Faire du sexe et de la romance (et de la sensualité) par amitié (par inclination amicale) me semble encore plus éthique que par inclination sensuelle. En effet, l’amitié (en tant qu’inclination amicale) porte sur la partie de nous-même qu’on pourra appeler « l’esprit », et qui est ce avec quoi on s’identifie le plus, et sur lequel on a un contrôle conscient de la volonté. Il me semble plus gênant de rejeter quelqu’un-e sur la base de caractéristiques qu’il/elle ne peut pas changer par le simple effet de sa volonté et avec lequel il/elle ne s’identifie pas forcément beaucoup, c’est-à-dire ce qu’on pourra appeler « le corps », et qui va être l’objet de l’inclination sensuelle. Mais l’inclination sensuelle est plus éthique que les inclinations romantiques et/ou sexuelles, car au moins elle se base sur des qualités objectives du corps (sa forme, sa texture, sa chaleur, etc.) en lien avec un ensemble objectif de goûts et de préférences personnel-le-s, et le type de relation envisagé.

Je pense qu’on en est loin de tout ça !… Et je remarque parfois un autre phénomène qui adopte la démarche exactement inverse, qui va consister à sortir les inclinations de nature sexuelles et romantiques de leur domaine d’application habituel pour couvrir le champ des relations amicales et surtout sensuelles. Je suspecte que cette attitude —qui me semble beaucoup plus répandue chez les victimes du sexisme—, provient de traumas patriarcaux (viols, tentatives de viol, agressions sexuelles, tentatives d’agressions sexuelles, harcèlement sexuel, etc.) sur fond de physical touch escalator (et de relationship esclator plus globalement). Pour se protéger de l’éventualité de relations romantiques et/ou sexuelles non-désirées, ces personnes vont se fermer à toute proximité émotionnelle et surtout physique avec (surtout) les personnes appartenant à la classe dominante relativement à l’oppression sexiste ; hormis si elles éprouvent une inclination romantique et/ou sexuelle envers elles.

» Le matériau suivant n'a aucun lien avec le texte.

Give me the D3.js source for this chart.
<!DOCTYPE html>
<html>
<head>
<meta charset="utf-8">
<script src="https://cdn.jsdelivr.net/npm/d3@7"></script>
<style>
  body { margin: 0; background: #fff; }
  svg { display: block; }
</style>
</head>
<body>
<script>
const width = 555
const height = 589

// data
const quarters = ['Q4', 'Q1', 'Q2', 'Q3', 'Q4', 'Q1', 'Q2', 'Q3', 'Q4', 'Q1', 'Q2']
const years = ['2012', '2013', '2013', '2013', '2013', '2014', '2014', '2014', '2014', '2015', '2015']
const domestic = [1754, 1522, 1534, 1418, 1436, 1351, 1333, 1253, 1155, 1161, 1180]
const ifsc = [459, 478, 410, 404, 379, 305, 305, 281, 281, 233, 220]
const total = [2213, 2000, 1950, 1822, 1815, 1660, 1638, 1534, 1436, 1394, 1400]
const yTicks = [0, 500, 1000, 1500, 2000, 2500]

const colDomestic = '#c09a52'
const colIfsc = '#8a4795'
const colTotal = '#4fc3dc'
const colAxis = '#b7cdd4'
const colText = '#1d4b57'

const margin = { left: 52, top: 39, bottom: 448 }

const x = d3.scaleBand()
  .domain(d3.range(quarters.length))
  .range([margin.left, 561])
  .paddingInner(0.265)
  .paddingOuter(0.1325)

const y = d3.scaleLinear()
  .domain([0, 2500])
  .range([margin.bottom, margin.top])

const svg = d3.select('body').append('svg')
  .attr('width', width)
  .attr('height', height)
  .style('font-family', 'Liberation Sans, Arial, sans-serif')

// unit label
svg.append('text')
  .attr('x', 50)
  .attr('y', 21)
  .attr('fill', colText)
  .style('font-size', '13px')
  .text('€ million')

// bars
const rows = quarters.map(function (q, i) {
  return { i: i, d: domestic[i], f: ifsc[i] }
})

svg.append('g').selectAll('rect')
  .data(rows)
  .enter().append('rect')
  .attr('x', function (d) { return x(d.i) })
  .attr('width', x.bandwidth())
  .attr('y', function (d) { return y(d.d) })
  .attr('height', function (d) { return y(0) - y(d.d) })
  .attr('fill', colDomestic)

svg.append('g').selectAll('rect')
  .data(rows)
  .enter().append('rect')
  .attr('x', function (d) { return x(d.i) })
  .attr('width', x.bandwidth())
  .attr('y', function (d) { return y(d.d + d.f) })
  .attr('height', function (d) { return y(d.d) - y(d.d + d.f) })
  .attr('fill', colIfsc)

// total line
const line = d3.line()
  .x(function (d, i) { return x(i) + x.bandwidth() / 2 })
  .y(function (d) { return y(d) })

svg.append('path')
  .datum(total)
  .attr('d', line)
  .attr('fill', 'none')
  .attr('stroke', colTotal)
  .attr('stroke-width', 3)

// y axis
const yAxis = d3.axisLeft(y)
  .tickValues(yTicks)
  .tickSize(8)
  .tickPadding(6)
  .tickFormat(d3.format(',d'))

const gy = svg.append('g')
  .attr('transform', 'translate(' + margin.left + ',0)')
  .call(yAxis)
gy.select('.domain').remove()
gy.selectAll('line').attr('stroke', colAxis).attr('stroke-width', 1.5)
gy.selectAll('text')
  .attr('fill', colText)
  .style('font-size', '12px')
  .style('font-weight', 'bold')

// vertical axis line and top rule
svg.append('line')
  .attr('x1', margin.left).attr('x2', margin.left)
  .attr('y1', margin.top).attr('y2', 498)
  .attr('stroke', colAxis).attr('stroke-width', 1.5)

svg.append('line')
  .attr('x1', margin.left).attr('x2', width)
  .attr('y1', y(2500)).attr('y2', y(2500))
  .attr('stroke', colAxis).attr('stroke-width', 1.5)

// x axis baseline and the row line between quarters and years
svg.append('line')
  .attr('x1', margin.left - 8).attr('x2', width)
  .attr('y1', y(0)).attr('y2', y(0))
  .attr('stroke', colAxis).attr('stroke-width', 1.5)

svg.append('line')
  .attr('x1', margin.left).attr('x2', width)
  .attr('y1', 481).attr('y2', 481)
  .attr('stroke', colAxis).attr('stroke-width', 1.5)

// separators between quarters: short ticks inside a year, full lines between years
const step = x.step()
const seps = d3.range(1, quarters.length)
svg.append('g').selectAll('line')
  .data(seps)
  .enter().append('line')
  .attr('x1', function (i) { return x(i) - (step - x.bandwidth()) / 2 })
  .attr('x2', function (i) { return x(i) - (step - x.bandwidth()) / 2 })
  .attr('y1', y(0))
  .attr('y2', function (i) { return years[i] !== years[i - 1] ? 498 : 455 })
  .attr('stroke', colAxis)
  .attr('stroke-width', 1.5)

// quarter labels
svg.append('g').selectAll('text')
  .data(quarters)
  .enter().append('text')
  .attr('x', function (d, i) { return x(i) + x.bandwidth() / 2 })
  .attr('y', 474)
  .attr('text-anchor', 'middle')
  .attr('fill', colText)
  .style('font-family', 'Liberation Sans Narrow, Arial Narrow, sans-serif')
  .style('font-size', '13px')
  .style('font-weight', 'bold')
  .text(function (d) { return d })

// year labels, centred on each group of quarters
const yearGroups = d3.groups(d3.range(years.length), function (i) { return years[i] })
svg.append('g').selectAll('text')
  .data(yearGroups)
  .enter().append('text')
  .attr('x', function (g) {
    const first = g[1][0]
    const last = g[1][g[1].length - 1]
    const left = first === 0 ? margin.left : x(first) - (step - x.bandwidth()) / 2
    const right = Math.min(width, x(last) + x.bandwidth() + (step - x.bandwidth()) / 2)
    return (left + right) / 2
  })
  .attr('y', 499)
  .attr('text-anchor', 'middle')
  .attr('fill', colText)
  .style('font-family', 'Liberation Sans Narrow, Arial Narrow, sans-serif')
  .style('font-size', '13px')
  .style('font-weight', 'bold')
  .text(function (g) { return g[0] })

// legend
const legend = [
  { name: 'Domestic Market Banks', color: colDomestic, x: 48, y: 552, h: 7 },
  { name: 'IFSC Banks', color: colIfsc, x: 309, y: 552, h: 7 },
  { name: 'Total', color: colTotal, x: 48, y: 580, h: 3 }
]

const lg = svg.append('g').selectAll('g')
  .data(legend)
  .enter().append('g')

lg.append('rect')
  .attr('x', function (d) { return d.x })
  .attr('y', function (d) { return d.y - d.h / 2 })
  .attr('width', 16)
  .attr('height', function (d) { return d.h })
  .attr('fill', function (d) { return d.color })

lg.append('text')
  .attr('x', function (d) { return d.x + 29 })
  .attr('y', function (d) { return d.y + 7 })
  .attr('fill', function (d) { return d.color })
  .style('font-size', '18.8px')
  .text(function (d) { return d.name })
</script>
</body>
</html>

Pour cette raison, je pense que cet idéal présenté plus haut de relations de toute nature reposant sur l’inclination sensuelle et surtout amicale —et donc l’anarchie relationnelle au sens fort du terme— ne peut être atteint que dans un monde post-patriarcal, ou alors s’il n’implique que des personnes du même sexe/genre, ou alors s’il n’implique que des personnes très déconstruites sur le plan du féminisme (et particulièrement des dominant-e-s très pro-féministes).